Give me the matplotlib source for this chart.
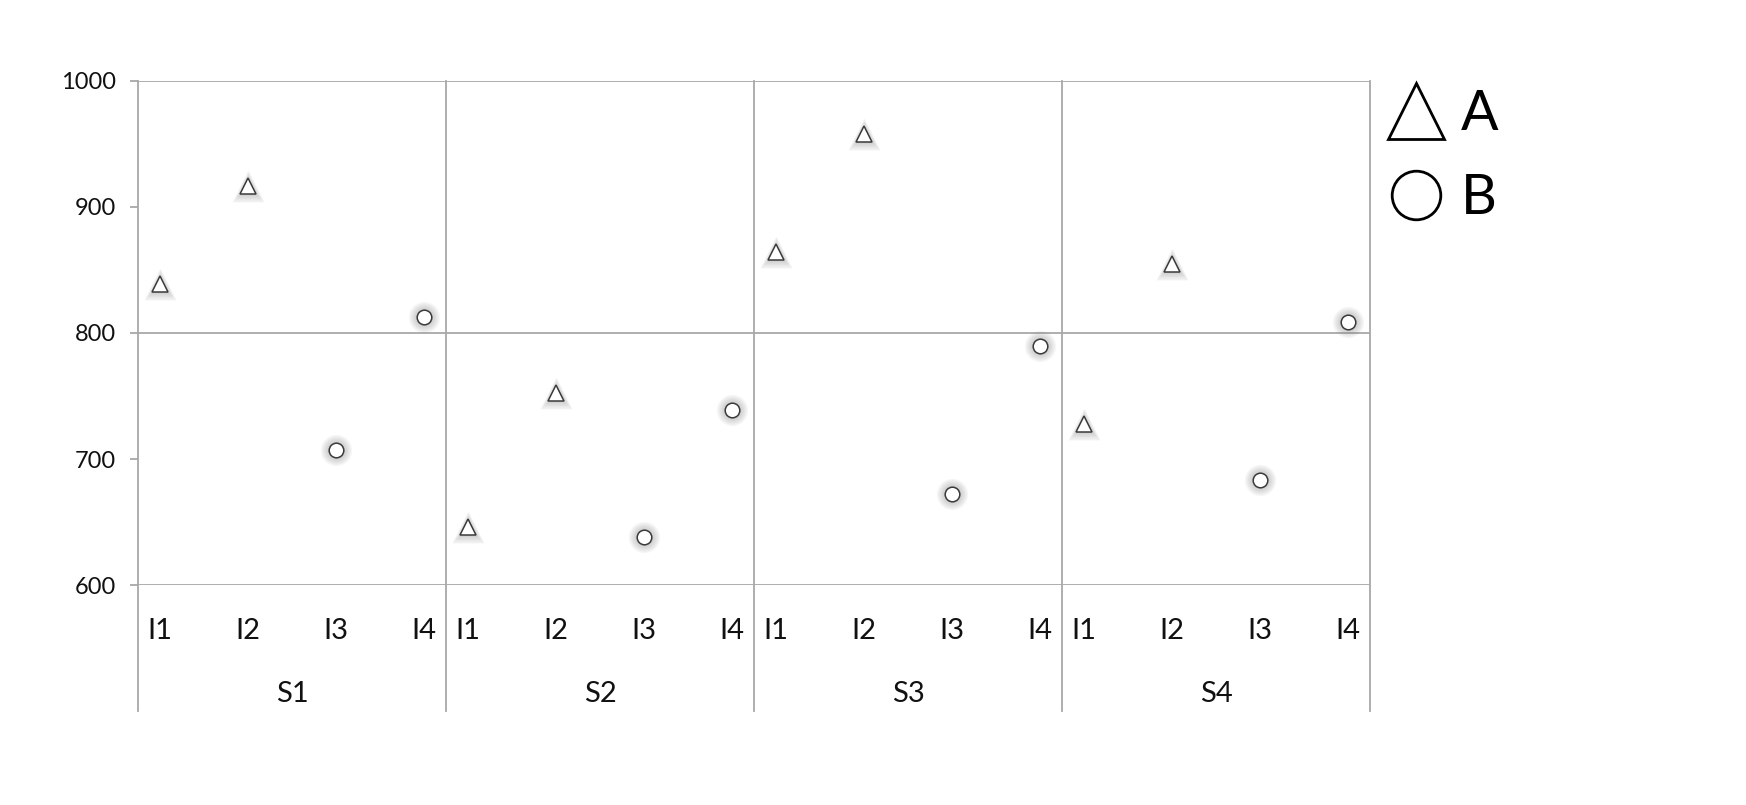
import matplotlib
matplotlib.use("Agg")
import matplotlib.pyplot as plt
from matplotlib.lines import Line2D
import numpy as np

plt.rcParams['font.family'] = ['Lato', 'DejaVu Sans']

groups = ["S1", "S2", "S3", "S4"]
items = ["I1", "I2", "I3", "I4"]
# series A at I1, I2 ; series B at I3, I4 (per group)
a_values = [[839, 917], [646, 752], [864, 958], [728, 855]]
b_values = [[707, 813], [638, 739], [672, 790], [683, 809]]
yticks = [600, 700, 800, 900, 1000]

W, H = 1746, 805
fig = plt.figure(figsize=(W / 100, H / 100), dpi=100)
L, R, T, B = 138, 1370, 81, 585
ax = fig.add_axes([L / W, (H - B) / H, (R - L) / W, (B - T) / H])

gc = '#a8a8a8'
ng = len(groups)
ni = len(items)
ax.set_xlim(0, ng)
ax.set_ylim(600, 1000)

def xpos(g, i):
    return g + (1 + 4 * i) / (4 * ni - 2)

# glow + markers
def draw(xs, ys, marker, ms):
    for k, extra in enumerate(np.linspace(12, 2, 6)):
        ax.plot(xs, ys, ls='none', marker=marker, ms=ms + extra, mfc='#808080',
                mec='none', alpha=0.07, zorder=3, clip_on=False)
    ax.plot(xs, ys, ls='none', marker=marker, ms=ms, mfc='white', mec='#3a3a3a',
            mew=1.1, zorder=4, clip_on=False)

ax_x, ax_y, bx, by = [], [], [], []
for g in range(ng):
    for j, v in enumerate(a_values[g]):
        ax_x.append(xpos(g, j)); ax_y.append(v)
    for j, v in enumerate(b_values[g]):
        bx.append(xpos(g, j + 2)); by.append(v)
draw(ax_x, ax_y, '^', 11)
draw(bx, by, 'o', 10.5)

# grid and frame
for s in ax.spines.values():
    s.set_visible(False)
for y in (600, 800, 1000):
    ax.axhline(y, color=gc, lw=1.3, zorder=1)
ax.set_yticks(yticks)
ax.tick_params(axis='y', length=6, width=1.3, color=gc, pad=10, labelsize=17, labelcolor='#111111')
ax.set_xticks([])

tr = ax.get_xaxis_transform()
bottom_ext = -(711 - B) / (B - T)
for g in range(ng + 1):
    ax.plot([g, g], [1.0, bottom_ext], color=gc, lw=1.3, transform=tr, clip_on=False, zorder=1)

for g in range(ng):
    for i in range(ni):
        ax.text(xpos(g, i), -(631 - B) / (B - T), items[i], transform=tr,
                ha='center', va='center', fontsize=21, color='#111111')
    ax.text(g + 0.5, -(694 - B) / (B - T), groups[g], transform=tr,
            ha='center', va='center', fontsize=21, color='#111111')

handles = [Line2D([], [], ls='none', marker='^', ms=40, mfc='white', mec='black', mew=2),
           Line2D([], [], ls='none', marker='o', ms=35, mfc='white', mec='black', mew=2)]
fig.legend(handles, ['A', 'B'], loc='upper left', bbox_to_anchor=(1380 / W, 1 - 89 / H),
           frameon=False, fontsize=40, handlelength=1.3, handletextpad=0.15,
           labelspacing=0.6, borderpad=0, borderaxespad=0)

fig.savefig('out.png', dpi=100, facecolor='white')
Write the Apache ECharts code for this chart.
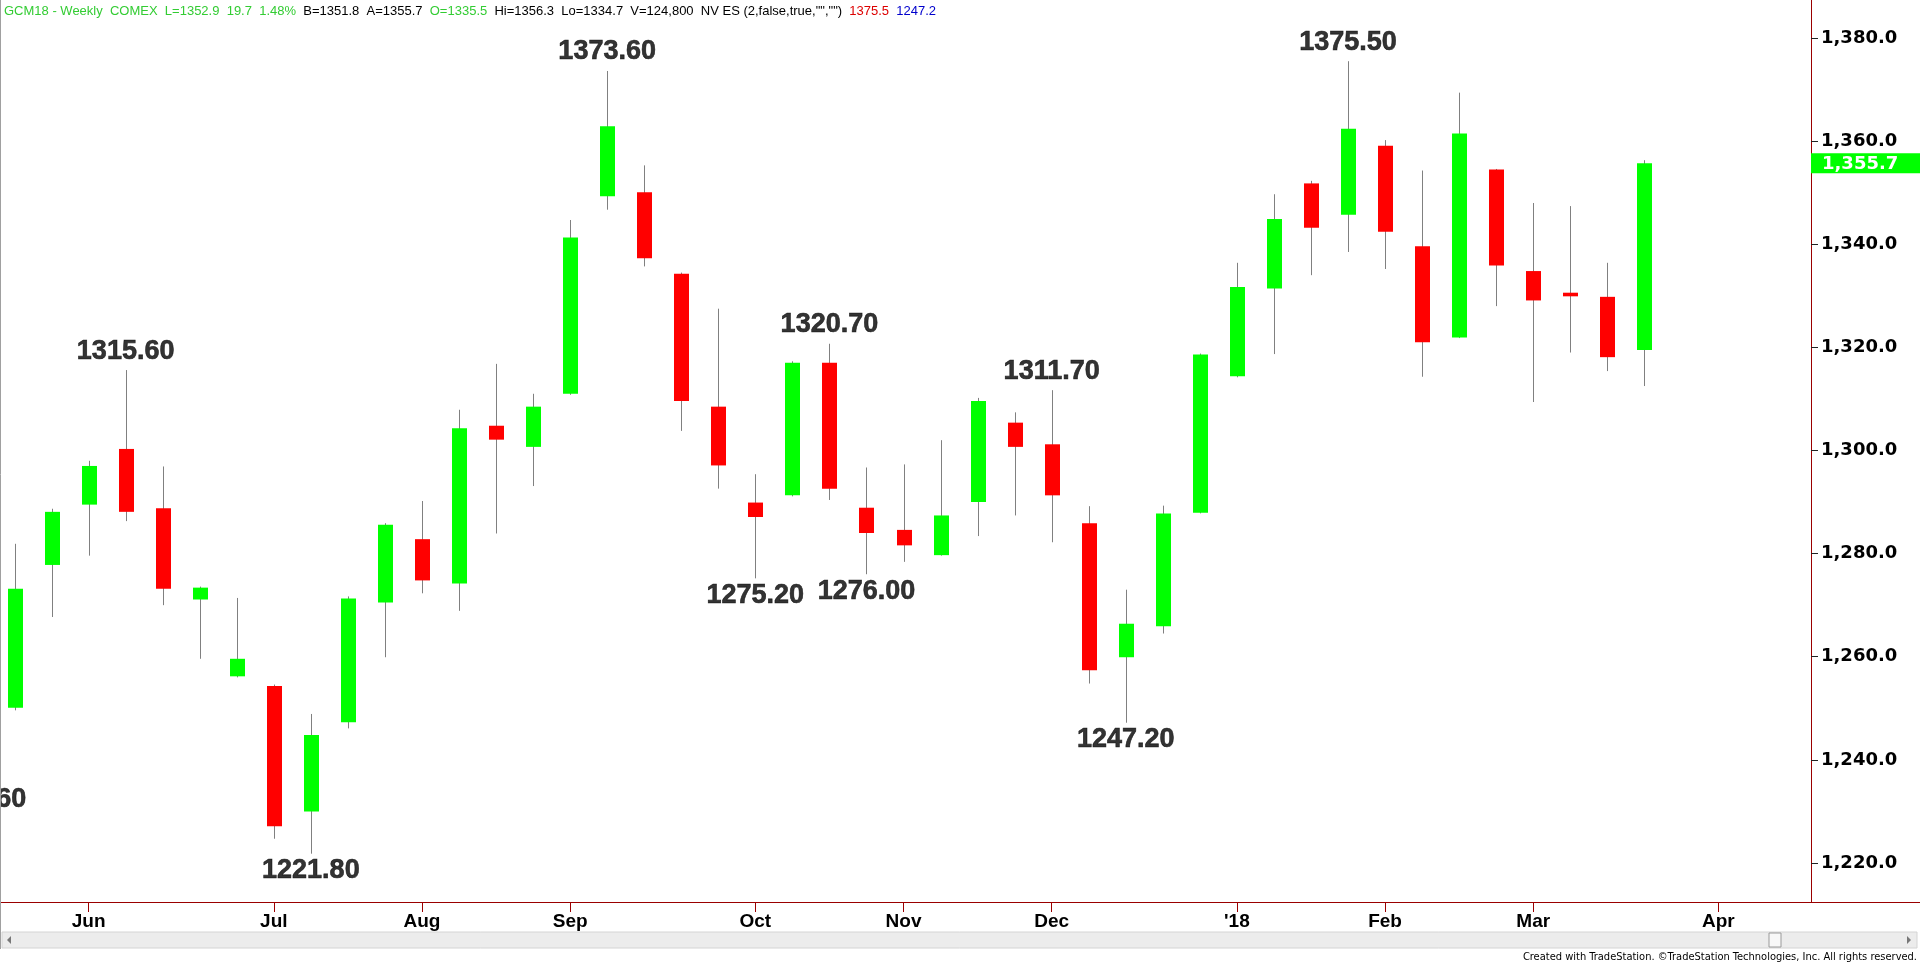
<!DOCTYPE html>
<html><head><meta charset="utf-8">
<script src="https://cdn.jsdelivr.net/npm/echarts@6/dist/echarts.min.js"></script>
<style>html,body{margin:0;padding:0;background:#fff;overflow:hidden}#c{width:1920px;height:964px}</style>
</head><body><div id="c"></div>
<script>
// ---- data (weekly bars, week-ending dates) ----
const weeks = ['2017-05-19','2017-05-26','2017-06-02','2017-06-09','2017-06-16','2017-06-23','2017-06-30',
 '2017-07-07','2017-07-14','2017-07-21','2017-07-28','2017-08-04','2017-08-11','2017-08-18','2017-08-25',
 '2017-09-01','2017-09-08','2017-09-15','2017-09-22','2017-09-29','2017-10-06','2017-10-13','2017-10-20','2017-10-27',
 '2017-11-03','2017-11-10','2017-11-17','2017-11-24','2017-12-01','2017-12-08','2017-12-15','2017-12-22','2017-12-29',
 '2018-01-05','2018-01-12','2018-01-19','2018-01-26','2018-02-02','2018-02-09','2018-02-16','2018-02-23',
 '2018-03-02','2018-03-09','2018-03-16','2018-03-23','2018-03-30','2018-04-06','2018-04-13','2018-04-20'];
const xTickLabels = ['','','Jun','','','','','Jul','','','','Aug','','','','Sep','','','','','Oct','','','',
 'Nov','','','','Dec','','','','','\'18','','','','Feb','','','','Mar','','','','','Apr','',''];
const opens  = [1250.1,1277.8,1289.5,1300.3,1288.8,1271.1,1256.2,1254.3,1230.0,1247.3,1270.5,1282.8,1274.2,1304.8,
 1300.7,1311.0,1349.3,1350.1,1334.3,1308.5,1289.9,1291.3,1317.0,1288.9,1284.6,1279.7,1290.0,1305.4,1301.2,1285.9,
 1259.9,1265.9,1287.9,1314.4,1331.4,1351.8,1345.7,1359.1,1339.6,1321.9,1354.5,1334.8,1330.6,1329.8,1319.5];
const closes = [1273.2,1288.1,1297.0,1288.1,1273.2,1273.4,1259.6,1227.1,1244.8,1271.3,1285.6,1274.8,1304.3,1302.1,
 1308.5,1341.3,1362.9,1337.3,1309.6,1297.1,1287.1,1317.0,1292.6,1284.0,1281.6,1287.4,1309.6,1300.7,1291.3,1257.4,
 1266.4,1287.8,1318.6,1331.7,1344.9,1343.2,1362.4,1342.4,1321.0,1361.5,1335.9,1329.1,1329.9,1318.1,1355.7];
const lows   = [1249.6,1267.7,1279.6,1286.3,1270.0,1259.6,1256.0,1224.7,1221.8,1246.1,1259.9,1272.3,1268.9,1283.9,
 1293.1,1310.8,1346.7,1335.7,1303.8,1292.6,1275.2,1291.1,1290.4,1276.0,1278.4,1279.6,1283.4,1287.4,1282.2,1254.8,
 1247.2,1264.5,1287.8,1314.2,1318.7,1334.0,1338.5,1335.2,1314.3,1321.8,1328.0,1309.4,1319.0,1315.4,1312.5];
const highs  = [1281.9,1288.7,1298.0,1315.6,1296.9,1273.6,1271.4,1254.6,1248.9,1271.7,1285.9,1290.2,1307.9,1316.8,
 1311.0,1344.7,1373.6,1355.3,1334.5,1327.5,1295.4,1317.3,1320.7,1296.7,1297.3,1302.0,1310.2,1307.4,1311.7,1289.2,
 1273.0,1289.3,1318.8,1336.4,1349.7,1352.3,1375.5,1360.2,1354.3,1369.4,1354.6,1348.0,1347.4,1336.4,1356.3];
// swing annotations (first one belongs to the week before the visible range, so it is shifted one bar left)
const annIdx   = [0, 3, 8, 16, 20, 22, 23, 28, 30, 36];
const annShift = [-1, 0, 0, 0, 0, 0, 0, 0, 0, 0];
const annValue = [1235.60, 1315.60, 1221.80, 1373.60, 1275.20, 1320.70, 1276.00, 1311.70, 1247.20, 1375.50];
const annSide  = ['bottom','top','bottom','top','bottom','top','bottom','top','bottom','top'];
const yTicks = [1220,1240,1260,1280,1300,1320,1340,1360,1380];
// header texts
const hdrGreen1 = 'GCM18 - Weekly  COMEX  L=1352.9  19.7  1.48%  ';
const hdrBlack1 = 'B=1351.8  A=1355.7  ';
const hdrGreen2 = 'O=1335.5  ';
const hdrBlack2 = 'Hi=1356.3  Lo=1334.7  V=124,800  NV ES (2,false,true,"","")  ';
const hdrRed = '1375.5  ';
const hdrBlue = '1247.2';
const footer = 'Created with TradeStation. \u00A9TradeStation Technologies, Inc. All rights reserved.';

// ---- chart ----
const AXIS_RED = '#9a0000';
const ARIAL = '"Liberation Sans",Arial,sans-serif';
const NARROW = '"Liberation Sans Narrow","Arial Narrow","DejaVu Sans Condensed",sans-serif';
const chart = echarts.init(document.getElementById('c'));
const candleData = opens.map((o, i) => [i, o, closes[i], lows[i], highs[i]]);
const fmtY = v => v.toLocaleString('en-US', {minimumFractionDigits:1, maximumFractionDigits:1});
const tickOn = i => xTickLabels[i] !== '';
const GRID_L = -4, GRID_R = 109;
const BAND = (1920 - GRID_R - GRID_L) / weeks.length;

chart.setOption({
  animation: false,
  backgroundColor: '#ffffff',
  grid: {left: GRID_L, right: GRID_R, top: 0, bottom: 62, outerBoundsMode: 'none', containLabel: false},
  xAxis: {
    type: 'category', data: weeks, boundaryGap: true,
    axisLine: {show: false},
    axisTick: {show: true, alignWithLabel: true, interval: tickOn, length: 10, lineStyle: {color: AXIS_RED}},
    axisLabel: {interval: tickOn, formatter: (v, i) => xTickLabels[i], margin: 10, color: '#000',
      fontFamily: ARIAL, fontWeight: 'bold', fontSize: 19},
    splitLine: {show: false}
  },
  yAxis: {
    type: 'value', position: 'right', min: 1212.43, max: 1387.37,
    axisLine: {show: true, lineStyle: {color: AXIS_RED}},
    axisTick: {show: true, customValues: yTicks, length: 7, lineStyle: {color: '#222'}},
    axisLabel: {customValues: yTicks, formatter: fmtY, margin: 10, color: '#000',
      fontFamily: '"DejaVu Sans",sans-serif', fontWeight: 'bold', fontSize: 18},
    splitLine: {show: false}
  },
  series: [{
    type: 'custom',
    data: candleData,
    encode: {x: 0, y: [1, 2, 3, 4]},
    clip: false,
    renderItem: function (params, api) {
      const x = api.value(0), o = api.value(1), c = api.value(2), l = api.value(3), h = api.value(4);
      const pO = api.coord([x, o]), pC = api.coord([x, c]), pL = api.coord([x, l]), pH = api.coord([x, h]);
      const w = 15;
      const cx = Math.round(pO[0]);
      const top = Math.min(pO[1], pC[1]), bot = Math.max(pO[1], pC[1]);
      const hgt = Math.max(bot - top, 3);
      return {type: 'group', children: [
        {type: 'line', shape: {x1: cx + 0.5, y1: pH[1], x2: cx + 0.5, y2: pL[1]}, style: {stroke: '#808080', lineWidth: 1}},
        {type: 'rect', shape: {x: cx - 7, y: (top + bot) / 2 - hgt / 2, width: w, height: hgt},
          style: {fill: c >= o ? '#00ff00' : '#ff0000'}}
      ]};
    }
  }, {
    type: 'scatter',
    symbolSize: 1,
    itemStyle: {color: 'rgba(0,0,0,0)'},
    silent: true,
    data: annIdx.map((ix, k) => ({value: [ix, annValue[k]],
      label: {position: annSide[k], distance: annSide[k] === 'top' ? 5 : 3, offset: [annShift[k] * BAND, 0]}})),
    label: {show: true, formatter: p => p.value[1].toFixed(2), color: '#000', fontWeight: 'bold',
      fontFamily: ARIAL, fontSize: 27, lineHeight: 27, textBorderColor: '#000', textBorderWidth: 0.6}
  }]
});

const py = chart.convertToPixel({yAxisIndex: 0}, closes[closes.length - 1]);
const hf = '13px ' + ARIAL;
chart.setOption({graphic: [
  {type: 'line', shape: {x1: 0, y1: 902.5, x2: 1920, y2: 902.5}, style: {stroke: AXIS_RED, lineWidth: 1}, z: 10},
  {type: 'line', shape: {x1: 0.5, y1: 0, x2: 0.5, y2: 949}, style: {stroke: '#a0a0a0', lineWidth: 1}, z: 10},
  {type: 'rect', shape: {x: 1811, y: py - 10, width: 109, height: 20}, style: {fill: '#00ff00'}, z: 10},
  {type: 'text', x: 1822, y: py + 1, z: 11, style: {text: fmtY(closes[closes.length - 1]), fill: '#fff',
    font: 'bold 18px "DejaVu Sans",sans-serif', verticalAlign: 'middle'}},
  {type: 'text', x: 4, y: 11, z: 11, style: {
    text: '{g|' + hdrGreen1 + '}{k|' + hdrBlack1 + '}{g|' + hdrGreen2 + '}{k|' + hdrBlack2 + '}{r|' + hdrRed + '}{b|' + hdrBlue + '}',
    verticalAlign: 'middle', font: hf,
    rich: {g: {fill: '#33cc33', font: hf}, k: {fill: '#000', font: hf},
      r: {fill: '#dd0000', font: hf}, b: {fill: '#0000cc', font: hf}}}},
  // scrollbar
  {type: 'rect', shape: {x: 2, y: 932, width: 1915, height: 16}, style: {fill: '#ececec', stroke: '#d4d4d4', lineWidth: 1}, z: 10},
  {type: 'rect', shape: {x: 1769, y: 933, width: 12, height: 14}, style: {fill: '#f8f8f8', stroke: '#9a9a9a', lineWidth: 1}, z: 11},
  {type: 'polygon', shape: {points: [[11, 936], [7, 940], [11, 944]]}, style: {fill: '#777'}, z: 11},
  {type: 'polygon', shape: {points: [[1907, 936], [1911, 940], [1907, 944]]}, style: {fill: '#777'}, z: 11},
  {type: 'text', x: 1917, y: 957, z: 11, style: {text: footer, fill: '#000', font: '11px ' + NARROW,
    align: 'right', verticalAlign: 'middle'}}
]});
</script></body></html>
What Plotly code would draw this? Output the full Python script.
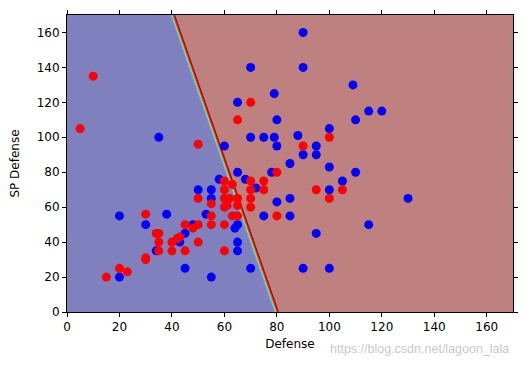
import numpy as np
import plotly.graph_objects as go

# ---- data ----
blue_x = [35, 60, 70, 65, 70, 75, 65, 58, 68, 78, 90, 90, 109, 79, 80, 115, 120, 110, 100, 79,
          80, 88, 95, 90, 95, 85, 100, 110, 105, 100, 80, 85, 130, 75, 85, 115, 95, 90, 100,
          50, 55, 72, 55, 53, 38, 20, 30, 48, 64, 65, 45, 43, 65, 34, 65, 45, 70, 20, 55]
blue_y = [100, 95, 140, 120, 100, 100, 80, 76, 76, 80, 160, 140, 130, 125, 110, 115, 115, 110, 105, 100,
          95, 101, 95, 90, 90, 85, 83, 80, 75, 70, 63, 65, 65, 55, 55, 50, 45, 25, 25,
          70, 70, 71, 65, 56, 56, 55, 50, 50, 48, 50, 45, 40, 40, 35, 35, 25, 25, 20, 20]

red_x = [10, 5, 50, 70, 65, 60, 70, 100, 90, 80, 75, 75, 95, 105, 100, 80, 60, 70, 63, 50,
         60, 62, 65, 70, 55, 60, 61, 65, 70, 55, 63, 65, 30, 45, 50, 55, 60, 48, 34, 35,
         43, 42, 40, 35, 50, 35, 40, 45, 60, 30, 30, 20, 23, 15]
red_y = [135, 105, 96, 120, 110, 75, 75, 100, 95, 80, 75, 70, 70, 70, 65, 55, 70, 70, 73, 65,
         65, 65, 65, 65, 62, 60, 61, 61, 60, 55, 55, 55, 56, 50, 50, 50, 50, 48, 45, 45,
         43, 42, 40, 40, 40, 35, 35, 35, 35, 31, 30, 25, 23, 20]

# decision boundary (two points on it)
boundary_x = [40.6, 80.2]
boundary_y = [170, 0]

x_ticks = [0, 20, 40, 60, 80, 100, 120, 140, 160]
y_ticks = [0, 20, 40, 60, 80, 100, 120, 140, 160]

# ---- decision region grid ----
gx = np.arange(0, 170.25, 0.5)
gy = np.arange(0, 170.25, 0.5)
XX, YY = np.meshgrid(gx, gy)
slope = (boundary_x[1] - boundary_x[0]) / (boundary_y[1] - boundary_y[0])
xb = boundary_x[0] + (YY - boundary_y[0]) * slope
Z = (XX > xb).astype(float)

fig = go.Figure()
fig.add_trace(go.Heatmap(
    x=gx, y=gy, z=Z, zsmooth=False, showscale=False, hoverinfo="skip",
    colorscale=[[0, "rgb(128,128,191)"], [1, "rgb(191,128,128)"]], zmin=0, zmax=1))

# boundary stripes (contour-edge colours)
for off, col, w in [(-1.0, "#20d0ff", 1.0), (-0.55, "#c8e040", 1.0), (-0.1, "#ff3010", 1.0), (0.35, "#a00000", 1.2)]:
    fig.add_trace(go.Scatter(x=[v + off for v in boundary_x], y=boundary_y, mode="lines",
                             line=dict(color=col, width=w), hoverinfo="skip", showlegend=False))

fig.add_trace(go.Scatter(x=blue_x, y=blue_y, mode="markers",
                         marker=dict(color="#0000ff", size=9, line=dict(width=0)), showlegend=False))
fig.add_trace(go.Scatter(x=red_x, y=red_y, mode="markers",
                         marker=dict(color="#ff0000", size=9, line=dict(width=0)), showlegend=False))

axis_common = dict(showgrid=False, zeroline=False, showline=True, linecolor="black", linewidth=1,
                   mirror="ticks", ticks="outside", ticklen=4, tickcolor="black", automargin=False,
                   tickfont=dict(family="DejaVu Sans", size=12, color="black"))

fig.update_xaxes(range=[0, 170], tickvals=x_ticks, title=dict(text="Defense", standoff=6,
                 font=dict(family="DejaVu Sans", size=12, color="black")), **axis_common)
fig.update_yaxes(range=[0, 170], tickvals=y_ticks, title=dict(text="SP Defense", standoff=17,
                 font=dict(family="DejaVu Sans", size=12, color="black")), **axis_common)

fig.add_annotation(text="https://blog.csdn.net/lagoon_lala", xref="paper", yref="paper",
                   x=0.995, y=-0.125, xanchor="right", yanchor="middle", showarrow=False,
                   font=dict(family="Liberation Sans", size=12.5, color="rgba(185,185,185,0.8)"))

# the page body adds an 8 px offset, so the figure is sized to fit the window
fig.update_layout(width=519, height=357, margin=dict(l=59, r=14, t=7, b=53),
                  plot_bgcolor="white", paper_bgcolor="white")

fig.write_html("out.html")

|---|

** Problem description **
Exactly reproduce the stretch that starts at the line containing "What Plotly code" and ends at the line containing "25, 20, 20]", both ends included; leave any pictures out.

** Expected answer **
What Plotly code would draw this? Output the full Python script.
import numpy as np
import plotly.graph_objects as go

# ---- data ----
blue_x = [35, 60, 70, 65, 70, 75, 65, 58, 68, 78, 90, 90, 109, 79, 80, 115, 120, 110, 100, 79,
          80, 88, 95, 90, 95, 85, 100, 110, 105, 100, 80, 85, 130, 75, 85, 115, 95, 90, 100,
          50, 55, 72, 55, 53, 38, 20, 30, 48, 64, 65, 45, 43, 65, 34, 65, 45, 70, 20, 55]
blue_y = [100, 95, 140, 120, 100, 100, 80, 76, 76, 80, 160, 140, 130, 125, 110, 115, 115, 110, 105, 100,
          95, 101, 95, 90, 90, 85, 83, 80, 75, 70, 63, 65, 65, 55, 55, 50, 45, 25, 25,
          70, 70, 71, 65, 56, 56, 55, 50, 50, 48, 50, 45, 40, 40, 35, 35, 25, 25, 20, 20]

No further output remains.